Felt's 2011 DA white paper

When I was a bike builder, we didn't have white papers. We might offer our bike in a white color.

Spec sheet? Price list? White paper? Sure, what other color paper do you think we'll use?

The bike business has gotten a lot more complicated since I was in it.

A "white paper" is an educational guide that informs readers on a topic, or a problem, or a product. The term used to be restricted to technical fields, and was an authoritative, unbiased report ideally free of an agenda.

Today, it's expanded to include publications produced by companies about their products. When used in this sense, is a white paper simply a propaganda sheet co-opting a term that offers the patina of legitimacy?

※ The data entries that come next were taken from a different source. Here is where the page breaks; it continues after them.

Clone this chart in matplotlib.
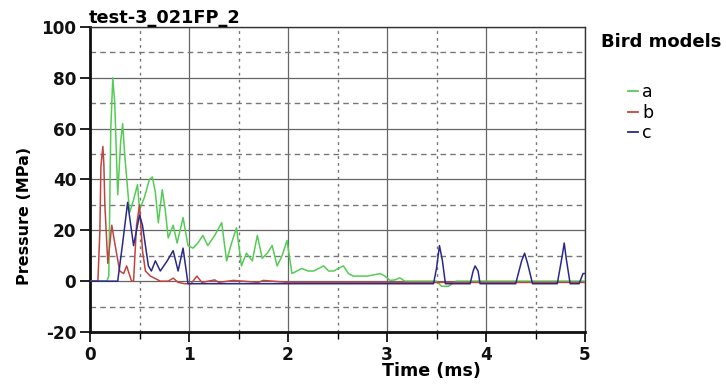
import matplotlib
matplotlib.use("Agg")
import matplotlib.pyplot as plt
from matplotlib.lines import Line2D
from matplotlib.ticker import MultipleLocator

# Pressure histories for the three bird models (time in ms, pressure in MPa)
t_a = [0, 0.17, 0.19, 0.21, 0.23, 0.25, 0.28, 0.31, 0.33, 0.35, 0.40, 0.44, 0.48,
       0.50, 0.55, 0.60, 0.63, 0.66, 0.69, 0.73, 0.76, 0.79, 0.84, 0.88, 0.94,
       0.99, 1.04, 1.09, 1.14, 1.19, 1.26, 1.33, 1.38, 1.43, 1.48, 1.53, 1.58,
       1.64, 1.69, 1.74, 1.79, 1.84, 1.89, 1.94, 1.99, 2.04, 2.09, 2.14, 2.20,
       2.26, 2.31, 2.36, 2.41, 2.46, 2.51, 2.56, 2.61, 2.66, 2.73, 2.80, 2.87,
       2.93, 2.98, 3.03, 3.08, 3.13, 3.18, 3.30, 3.50, 3.55, 3.62, 3.70, 4.00,
       4.50, 5.00]
p_a = [0, 0, 2, 60, 80, 70, 34, 55, 62, 50, 27, 32, 38,
       28, 33, 40, 41, 35, 23, 36, 28, 17, 22, 15, 25,
       14, 13, 15, 18, 14, 18, 23, 8, 15, 21, 6, 11,
       8, 18, 9, 11, 14, 6, 10, 16, 3, 4, 5, 4,
       4, 5, 6, 4, 4, 5, 6, 3, 2, 2, 2, 2.5,
       3, 2, 0.3, 0.5, 1.3, 0, 0, 0, -2, -2, 0, 0,
       0, 0]

t_b = [0, 0.08, 0.10, 0.11, 0.13, 0.14, 0.15, 0.18, 0.22, 0.25, 0.30, 0.34,
       0.37, 0.42, 0.44, 0.47, 0.50, 0.53, 0.56, 0.61, 0.71, 0.79, 0.84, 0.89,
       0.96, 1.02, 1.08, 1.13, 1.26, 1.30, 1.45, 1.70, 1.75, 2.00, 5.00]
p_b = [0, 0, 20, 45, 53, 46, 30, 7, 22, 15, 4, 3,
       6, 0, 0, 22, 30, 12, 4, 2, 0, 0, 1.2, -0.5,
       -1, -1, 2, -0.5, 0.5, -0.5, 0.3, -0.5, 0.3, -0.5, -0.5]

t_c = [0, 0.28, 0.33, 0.38, 0.44, 0.50, 0.53, 0.59, 0.62, 0.66, 0.71, 0.78,
       0.84, 0.89, 0.94, 0.99, 3.47, 3.50, 3.53, 3.56, 3.59, 3.84, 3.87, 3.89,
       3.92, 3.94, 4.30, 4.36, 4.39, 4.42, 4.47, 4.72, 4.77, 4.79, 4.81, 4.85,
       4.94, 4.98, 5.00]
p_c = [0, 0, 15, 31, 14, 26, 22, 6, 4, 8, 4, 8,
       12, 4, 13, -1, -1, 5, 14, 8, -1, -1, 4, 6,
       4, -1, -1, 8, 11, 7, -1, -1, 10, 15, 9, -1,
       -1, 3, 3]

series_names = ["a", "b", "c"]
series_colors = ["#55cc55", "#c0453f", "#2a2a88"]

plt.rcParams["font.family"] = ["DejaVu Sans"]
plt.rcParams["axes.unicode_minus"] = False

fig = plt.figure(figsize=(7.26, 3.85), dpi=100)
ax = fig.add_axes([90 / 726, 1 - 332 / 385, 495 / 726, 305 / 385])

for tt, pp, col in zip([t_a, t_b, t_c], [p_a, p_b, p_c], series_colors):
    ax.plot(tt, pp, color=col, lw=1.1, zorder=3)

ax.set_xlim(0, 5)
ax.set_ylim(-20, 100)
ax.xaxis.set_major_locator(MultipleLocator(1))
ax.xaxis.set_minor_locator(MultipleLocator(0.5))
ax.yaxis.set_major_locator(MultipleLocator(20))
ax.yaxis.set_minor_locator(MultipleLocator(10))

ax.grid(which="major", color="#666666", lw=0.9, ls="-", zorder=1)
ax.xaxis.grid(which="minor", color="#777777", lw=1.0, ls=(0, (2, 3)), zorder=1)
ax.yaxis.grid(which="minor", color="#777777", lw=1.0, ls=(0, (4, 3)), zorder=1)
ax.set_axisbelow(True)

for side in ["left", "bottom"]:
    ax.spines[side].set_linewidth(2.0)
    ax.spines[side].set_color("#111111")
for side in ["top", "right"]:
    ax.spines[side].set_linewidth(1.0)
    ax.spines[side].set_color("#333333")

ax.tick_params(axis="both", which="major", direction="out", length=7, width=1.3,
               labelsize=12.2, pad=3, colors="#111111")
ax.tick_params(axis="x", which="minor", direction="out", length=5, width=1.0)
ax.tick_params(axis="y", which="minor", length=0)
for lbl in ax.get_xticklabels() + ax.get_yticklabels():
    lbl.set_fontweight("bold")

ax.set_xlabel("Time (ms)", fontsize=12.6, fontweight="bold")
ax.xaxis.set_label_coords(0.69, -0.1)
ax.set_ylabel("Pressure (MPa)", fontsize=11.5, fontweight="bold")
ax.yaxis.set_label_coords(-0.117, 0.38)

ax.set_title("test-3_021FP_2", loc="left", fontsize=12.8, fontweight="bold",
             pad=1, x=-0.003)

fig.text(661 / 726, 1 - 42 / 385, "Bird models", fontsize=13, fontweight="bold",
         ha="center", va="center")

handles = [Line2D([], [], color=c, lw=1.3) for c in series_colors]
ax.legend(handles, series_names, loc="upper left",
          bbox_to_anchor=(628 / 726, 1 - 83 / 385), bbox_transform=fig.transFigure,
          frameon=False, fontsize=12.5, handlelength=0.6, handletextpad=0.2,
          labelspacing=0.15, borderpad=0, borderaxespad=0)

fig.savefig("out.png", dpi=100)
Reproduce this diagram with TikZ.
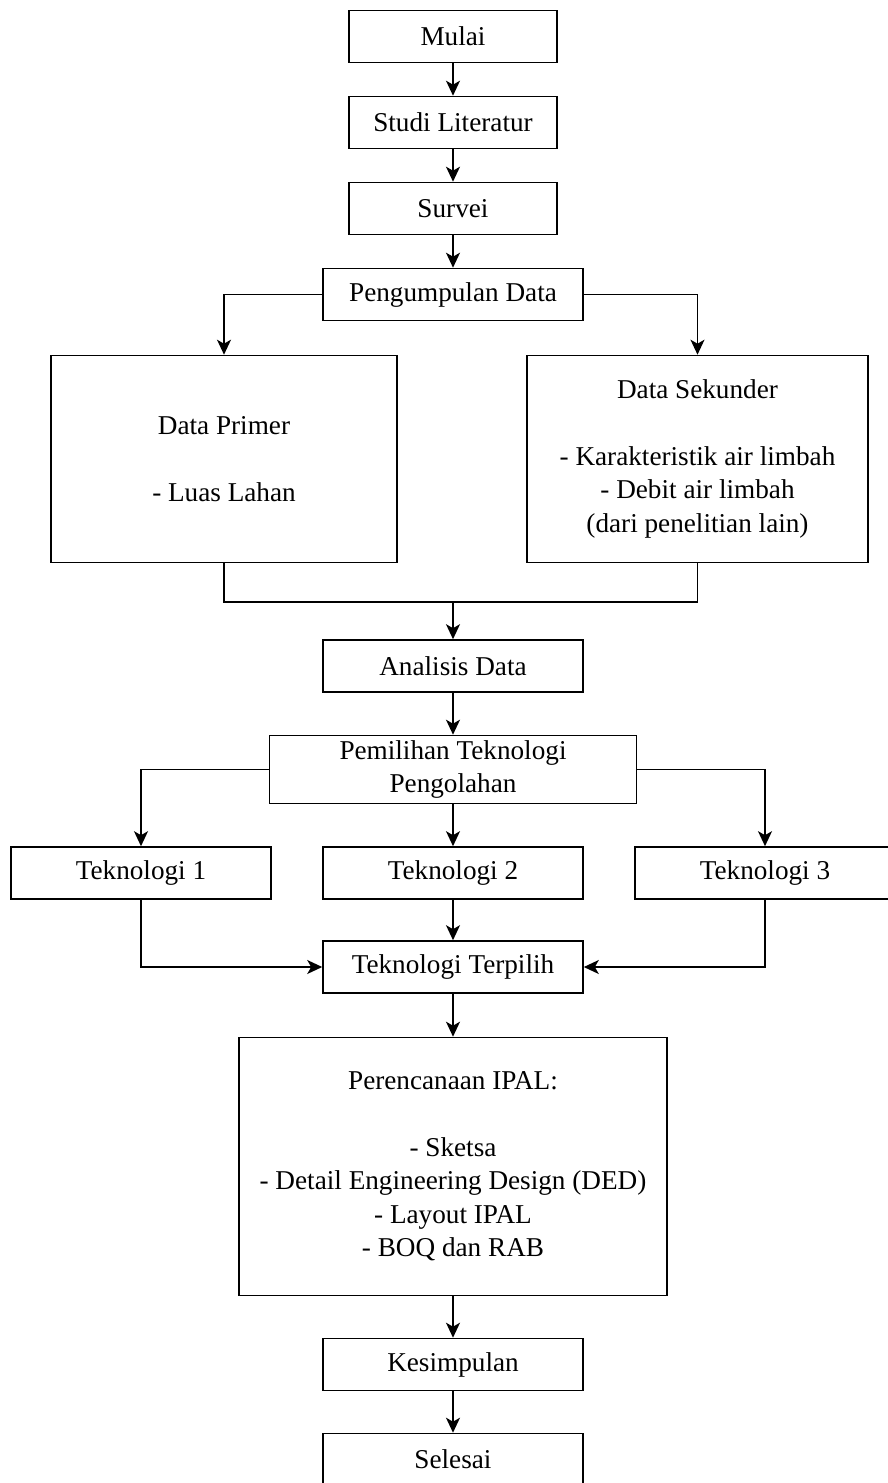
\documentclass[tikz,border=0pt]{standalone}
\usepackage{fontspec}
\setmainfont{Liberation Serif}
\usetikzlibrary{arrows.meta,positioning}

\begin{document}
\begin{tikzpicture}[node distance=43pt, line width=0.8pt,
  box/.style={draw, rectangle, align=center, inner sep=0pt, minimum width=130pt, minimum height=26pt, font=\fontsize{13.6pt}{16.7pt}\selectfont},
  narrow/.style={box, minimum width=104pt},
  >={Stealth[length=7.5pt,width=7pt,inset=2pt]}]
\useasboundingbox (0,0) rectangle (444pt,-741.5pt);
\node (mulai) [narrow] at (226.5pt,-18.25pt) {Mulai};
\node (studi) [narrow, below of=mulai] {Studi Literatur};
\node (survei) [narrow, below of=studi] {Survei};
\node (kumpul) [box, below of=survei] {Pengumpulan Data};
\node (primer) [box, node distance=82.25pt, below of=kumpul, xshift=-114.5pt, minimum width=173pt, minimum height=103.5pt] {Data Primer\\[16.7pt]- Luas Lahan};
\node (sekunder) [box, node distance=82.25pt, below of=kumpul, xshift=122.25pt, minimum width=170.5pt, minimum height=103.5pt] {Data Sekunder\\[16.7pt]- Karakteristik air limbah\\- Debit air limbah\\(dari penelitian lain)};
\coordinate (gabung) at (226.5pt,-301pt);
\node (analisis) [box, node distance=185.75pt, below of=kumpul] {Analisis Data};
\node (pilih) [box, node distance=51.75pt, below of=analisis, minimum width=183.5pt, minimum height=34pt] {Pemilihan Teknologi\\Pengolahan};
\node (tek2) [box, node distance=51.75pt, below of=pilih] {Teknologi 2};
\node (tek1) [box, node distance=156pt, left of=tek2] {Teknologi 1};
\node (tek3) [box, node distance=156pt, right of=tek2] {Teknologi 3};
\node (terpilih) [box, node distance=47pt, below of=tek2] {Teknologi Terpilih};
\node (ipal) [box, node distance=99.75pt, below of=terpilih, minimum width=214pt, minimum height=129pt] {Perencanaan IPAL:\\[16.7pt]- Sketsa\\- Detail Engineering Design (DED)\\- Layout IPAL\\- BOQ dan RAB};
\node (simpul) [box, node distance=99pt, below of=ipal] {Kesimpulan};
\node (selesai) [box, node distance=47.5pt, below of=simpul] {Selesai};
\draw[->] (mulai) -- (studi);
\draw[->] (studi) -- (survei);
\draw[->] (survei) -- (kumpul);
\draw[->] (kumpul.west) -| (primer.north);
\draw[->] (kumpul.east) -| (sekunder.north);
\draw (primer.south) |- (gabung);
\draw (sekunder.south) |- (gabung);
\draw[->] (gabung) -- (analisis);
\draw[->] (analisis) -- (pilih);
\draw[->] (pilih.west) -| (tek1.north);
\draw[->] (pilih) -- (tek2);
\draw[->] (pilih.east) -| (tek3.north);
\draw[->] (tek1.south) |- (terpilih.west);
\draw[->] (tek2) -- (terpilih);
\draw[->] (tek3.south) |- (terpilih.east);
\draw[->] (terpilih) -- (ipal);
\draw[->] (ipal) -- (simpul);
\draw[->] (simpul) -- (selesai);
\end{tikzpicture}
\end{document}
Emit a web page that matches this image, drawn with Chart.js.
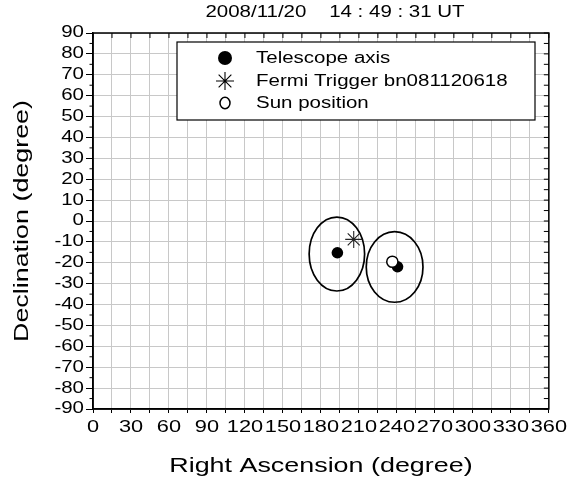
<!DOCTYPE html>
<html>
<head>
<meta charset="utf-8">
<script src="https://cdn.jsdelivr.net/npm/chart.js@4.4.0/dist/chart.umd.min.js"></script>
<style>
  html, body { margin: 0; padding: 0; background: #fff; overflow: hidden; }
  #wrap { position: absolute; left: 0; top: 0; width: 571px; height: 483px; }
</style>
</head>
<body>
<div id="wrap"><canvas id="sky"></canvas></div>
<script>
var titleText = "2008/11/20    14 : 49 : 31 UT";
var seriesLabels = ["Telescope axis", "Fermi Trigger bn081120618", "Sun position"];

var raMin = 0, raMax = 360, raStep = 15, raLabelStep = 30;
var decMin = -90, decMax = 90, decStep = 10;

var telescopeRA = [193.0, 240.5];
var telescopeDec = [-15.2, -21.9];
var fermiRA = [205.9];
var fermiDec = [-8.8];
var sunRA = [236.4];
var sunDec = [-19.5];

// field of view outlines: centre and half-widths, in degrees
var fovRA = [192.6, 238.2];
var fovDec = [-15.8, -22.0];
var fovHalfRA = [21.9, 22.4];
var fovHalfDec = [17.7, 16.9];

function pts(xs, ys) {
    return xs.map(function (x, i) { return { x: x, y: ys[i] }; });
}

// lettering in the source plot is set wide; stretch every string along its own baseline
var TEXT_WIDEN = 1.28;
var canvas = document.getElementById("sky");
var c2d = canvas.getContext("2d");
var nativeFill = c2d.fillText;
var nativeMeasure = c2d.measureText;
c2d.fillText = function (t, x, y, maxW) {
    this.save();
    this.translate(x, y);
    this.scale(TEXT_WIDEN, 1);
    if (maxW === undefined) nativeFill.call(this, t, 0, 0);
    else nativeFill.call(this, t, 0, 0, maxW / TEXT_WIDEN);
    this.restore();
};
c2d.measureText = function (t) {
    var m = nativeMeasure.call(this, t);
    return {
        width: m.width * TEXT_WIDEN,
        actualBoundingBoxLeft: m.actualBoundingBoxLeft * TEXT_WIDEN,
        actualBoundingBoxRight: m.actualBoundingBoxRight * TEXT_WIDEN,
        actualBoundingBoxAscent: m.actualBoundingBoxAscent,
        actualBoundingBoxDescent: m.actualBoundingBoxDescent
    };
};

Chart.defaults.font.family = "'Liberation Sans', Arial, sans-serif";
Chart.defaults.color = "#000";

function drawStar(ctx, x, y, r) {
    ctx.beginPath();
    for (var k = 0; k < 4; k++) {
        var a = k * Math.PI / 4;
        ctx.moveTo(x - r * Math.cos(a), y - r * Math.sin(a));
        ctx.lineTo(x + r * Math.cos(a), y + r * Math.sin(a));
    }
    ctx.stroke();
}

var fovPlugin = {
    id: "fov",
    beforeDatasetsDraw: function (chart) {
        var ctx = chart.ctx, xs = chart.scales.x, ys = chart.scales.y;
        ctx.save();
        ctx.strokeStyle = "#000";
        ctx.lineWidth = 1.7;
        for (var i = 0; i < fovRA.length; i++) {
            var cx = xs.getPixelForValue(fovRA[i]), cy = ys.getPixelForValue(fovDec[i]);
            var rx = Math.abs(xs.getPixelForValue(fovRA[i] + fovHalfRA[i]) - cx);
            var ry = Math.abs(ys.getPixelForValue(fovDec[i] + fovHalfDec[i]) - cy);
            ctx.beginPath();
            ctx.ellipse(cx, cy, rx, ry, 0, 0, Math.PI * 2);
            ctx.stroke();
        }
        ctx.restore();
    }
};

var framePlugin = {
    id: "frame",
    afterDraw: function (chart) {
        var ctx = chart.ctx, a = chart.chartArea, xs = chart.scales.x, ys = chart.scales.y;
        ctx.save();
        ctx.strokeStyle = "#000";
        ctx.lineWidth = 1;
        ctx.beginPath();
        for (var v = raMin; v <= raMax; v += raStep) {
            var px = xs.getPixelForValue(v);
            ctx.moveTo(px, a.top); ctx.lineTo(px, a.top + 5);
        }
        for (var d = decMin; d <= decMax; d += decStep / 2) {
            var py = ys.getPixelForValue(d);
            ctx.moveTo(a.right, py); ctx.lineTo(a.right - 5, py);
            if (d % decStep !== 0) { ctx.moveTo(a.left, py); ctx.lineTo(a.left - 3.5, py); }
        }
        ctx.stroke();
        ctx.lineWidth = 1.5;
        ctx.strokeRect(a.left, a.top, a.right - a.left, a.bottom - a.top);

        ctx.fillStyle = "#000";
        ctx.font = "16px 'Liberation Sans', Arial, sans-serif";
        ctx.textAlign = "center";
        ctx.textBaseline = "middle";
        ctx.fillText(titleText, 335, 13);
        ctx.restore();
    }
};

var legendPlugin = {
    id: "boxLegend",
    afterDraw: function (chart) {
        var ctx = chart.ctx;
        var box = { left: 177, top: 42, right: 535, bottom: 120 };
        var rows = [58, 81, 103];
        ctx.save();
        ctx.fillStyle = "#fff";
        ctx.fillRect(box.left, box.top, box.right - box.left, box.bottom - box.top);
        ctx.strokeStyle = "#000";
        ctx.lineWidth = 1.2;
        ctx.strokeRect(box.left, box.top, box.right - box.left, box.bottom - box.top);

        var sx = 225;
        ctx.fillStyle = "#000";
        ctx.beginPath(); ctx.arc(sx, rows[0], 7, 0, Math.PI * 2); ctx.fill();
        ctx.lineWidth = 1.1;
        drawStar(ctx, sx, rows[1], 9);
        ctx.lineWidth = 1.5;
        ctx.beginPath(); ctx.ellipse(sx, rows[2], 5, 5.8, 0, 0, Math.PI * 2); ctx.stroke();

        ctx.font = "16px 'Liberation Sans', Arial, sans-serif";
        ctx.textAlign = "left";
        ctx.textBaseline = "middle";
        for (var i = 0; i < seriesLabels.length; i++) ctx.fillText(seriesLabels[i], 256, rows[i] + 1);
        ctx.restore();
    }
};

new Chart(canvas, {
    type: "scatter",
    data: {
        datasets: [
            { label: seriesLabels[0], data: pts(telescopeRA, telescopeDec), order: 3,
              pointStyle: "circle", pointRadius: 5.8, backgroundColor: "#000", borderColor: "#000", borderWidth: 0 },
            { label: seriesLabels[1], data: pts(fermiRA, fermiDec), order: 2,
              pointStyle: "star", pointRadius: 8.5, borderColor: "#222", borderWidth: 1.1, backgroundColor: "transparent" },
            { label: seriesLabels[2], data: pts(sunRA, sunDec), order: 1,
              pointStyle: "circle", pointRadius: 5.6, backgroundColor: "#fff", borderColor: "#000", borderWidth: 1.5 }
        ]
    },
    options: {
        responsive: true,
        maintainAspectRatio: false,
        devicePixelRatio: 1,
        animation: false,
        events: [],
        layout: { padding: { top: 33, right: 16, left: 0, bottom: 0 } },
        plugins: { legend: { display: false }, tooltip: { enabled: false } },
        scales: {
            x: {
                type: "linear", min: raMin, max: raMax,
                afterFit: function (s) { s.height = 74; },
                ticks: {
                    stepSize: raStep, autoSkip: false, maxRotation: 0, padding: 4,
                    font: { size: 17 },
                    callback: function (v) { return v % raLabelStep === 0 ? String(v) : ""; }
                },
                grid: { color: "#c8c8c8", lineWidth: 1, tickColor: "#000", tickLength: 4 },
                border: { color: "#000", width: 1.5 },
                title: { display: true, text: "Right Ascension (degree)", font: { size: 21 }, padding: { top: 0, bottom: 4 } }
            },
            y: {
                type: "linear", min: decMin, max: decMax,
                afterFit: function (s) { s.width = 93; },
                ticks: { stepSize: decStep, autoSkip: false, padding: 2, font: { size: 16 } },
                grid: { color: "#c8c8c8", lineWidth: 1, tickColor: "#000", tickLength: 7 },
                border: { color: "#000", width: 1.5 },
                title: { display: true, text: "Declination (degree)", font: { size: 21 }, padding: { top: 10, bottom: 0 } }
            }
        }
    },
    plugins: [fovPlugin, framePlugin, legendPlugin]
});
</script>
</body>
</html>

Yes and no. White papers produced by companies like Felt and Trek ought to be read through the skeptics prism. At the same time, authors of white papers understand that they're inviting a special scrutiny, because they're offering what they—by definition—claim is a less varnished look at their product or technology. Otherwise they would, and should, call it something other than a white paper.

Felt's white paper on the DA is here. It's a PDF, you of course need Adobe Acrobat, which, as a reader of white papers, you no doubt have.

As for our analysis of the paper: It certainly does include testimonials from athletes like David Millar who, of course, have an agenda. We can't see how these comments have any business making their way into white papers.

On the other hand, the white paper goes into much more detail when describing Felt's construction practices, e.g., internal molding, as well as the fluid dynamic modeling software that dovetails with wind tunnel testing to produce an aeryodynamic bike. Certainly this detail cannot be included in a brochure.

Refreshing is Felt's decision only to graph the new DA's aero stats versus the old DA.

Read it for yourself. There's a lot there. One can quibble as to whether the goal is to inform you of technical truisms, or to sell bikes. It's in the middle. Its goal appears to us the selling of bikes through informing you of technical truisms.